Californians Fleeing to Other States — and Mexico

Some call it the “California Exodus” as over 360,000 residents left the state last year for greener pastures in Texas, Arizona, Washington — and Mexico.

Real estate brokers in Southern California report the trend over the past two years, especially among younger workers, to cross the border permanently. The pandemic-inspired move to remote work allows many more to live where they choose.

California officials report back-to-back years of a shrinking population, reversing a full century of population gains. The numbers crossing the border southward are eye-opening as many are choosing Mexico.

Inflation is a huge factor, according to experts. It is no secret that California has some of the highest housing costs in the country, and the disparity between homes and real estate in Mexico is startling to many.

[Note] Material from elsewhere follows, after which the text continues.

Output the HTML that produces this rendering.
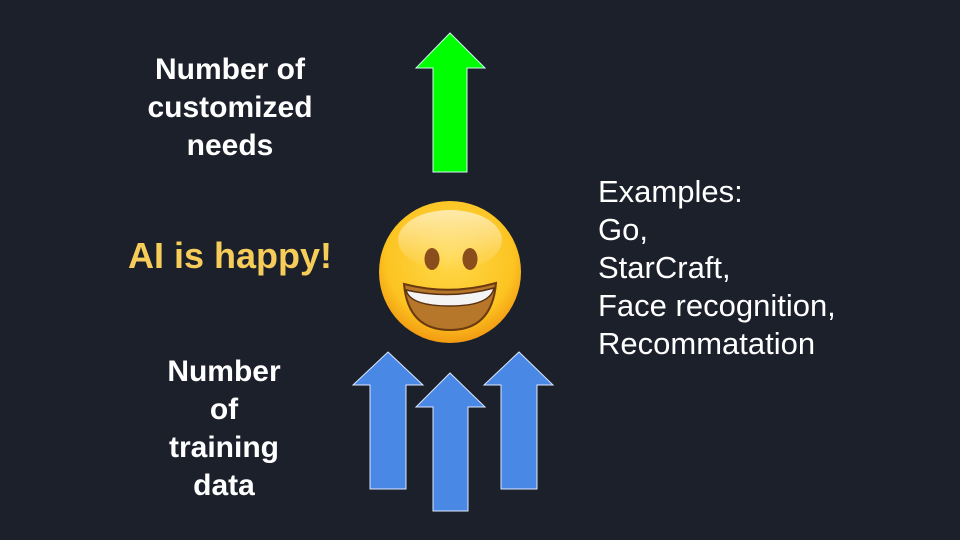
<!DOCTYPE html>
<html><head><style>
html,body{margin:0;padding:0;}
body{width:960px;height:540px;background:#1c202b;position:relative;overflow:hidden;font-family:"Liberation Sans",sans-serif;}
.t{position:absolute;color:#fff;font-weight:bold;font-size:30px;text-align:center;line-height:38px;}
</style></head><body>
<div class="t" style="left:100px;width:260px;top:51px;">Number of<br>customized<br>needs</div>
<div class="t" style="left:100px;width:260px;top:235px;color:#f7cd5a;font-size:36px;line-height:42px;">AI is happy!</div>
<div class="t" style="left:94px;width:260px;top:353px;">Number<br>of<br>training<br>data</div>
<div class="t" style="left:598px;top:173px;text-align:left;font-weight:normal;font-size:31px;white-space:nowrap;">Examples:<br>Go,<br>StarCraft,<br>Face recognition,<br>Recommatation</div>
<svg width="960" height="540" style="position:absolute;left:0;top:0">
<defs>
<radialGradient id="f" cx="50%" cy="40%" r="60%">
<stop offset="0" stop-color="#ffd84a"/><stop offset="0.75" stop-color="#fcc421"/><stop offset="1" stop-color="#f29a12"/></radialGradient>
<linearGradient id="sh" x1="0" y1="0" x2="0" y2="1"><stop offset="0" stop-color="#fff" stop-opacity="0.6"/><stop offset="1" stop-color="#fff" stop-opacity="0"/></linearGradient>
</defs>
<polygon points="450,33 485,68 467,68 467,172 433,172 433,68 416,68" fill="#00ff00" stroke="#cfe" stroke-width="1"/>
<g fill="#4a88e6" stroke="#dde8ff" stroke-width="1">
<polygon points="388,352 423,385 406,385 406,489 370,489 370,385 353,385"/>
<polygon points="450,373 485,407 468,407 468,511 433,511 433,407 416,407"/>
<polygon points="519,352 553,385 537,385 537,489 501,489 501,385 484,385"/>
</g>
<circle cx="450" cy="272" r="71" fill="url(#f)"/>
<ellipse cx="450" cy="240" rx="52" ry="30" fill="url(#sh)"/>
<ellipse cx="432" cy="259" rx="7.5" ry="11" fill="#8a4d1c"/>
<ellipse cx="470" cy="259" rx="7.5" ry="11" fill="#8a4d1c"/>
<path d="M404,284 Q450,296 496,283 Q492,330 450,330 Q408,330 404,284Z" fill="#b7772a" stroke="#6b3a10" stroke-width="2"/>
<path d="M406,290 Q450,300 494,288 Q490,306 450,306 Q410,306 406,290Z" fill="#f4f4f4" stroke="#5a3010" stroke-width="1.5"/>
</svg>
</body></html>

Max Katz of the Baja Real Estate Group noted that a beach house or condo in San Diego has an untouchable price tag in the millions. If a buyer is willing to relocate southward, that dwelling may be as low as $200,000.

Foregoing beach houses and condos, regular living on the U.S. side is astronomically expensive. Rent for a one-bedroom apartment in San Diego averages roughly $2,400 per month, and the median price to buy a home in the city is $850,000.

Mexican census numbers show approximately 1.5 to 1.8 million U.S. citizens live in the country today. Part of the migration comes from the children of Mexicans who returned, and some include retired snowbirds seeking sunshine and cheaper prices.

However, the census reports that many U.S. citizens moving to Mexico recently are younger people with families and few direct ties to the country. Experts say that, along with the obvious pull of a much lower cost of living, many are drawn by the less hectic lifestyle.

In fact, analysts say the vast majority of people still moving to California are either from other countries or the super-wealthy.

Even more than economic success, most people strive for quality of life. When hundreds of thousands are headed for the exits, that tells state leaders volumes. Whether they will listen, especially in California, is a different story.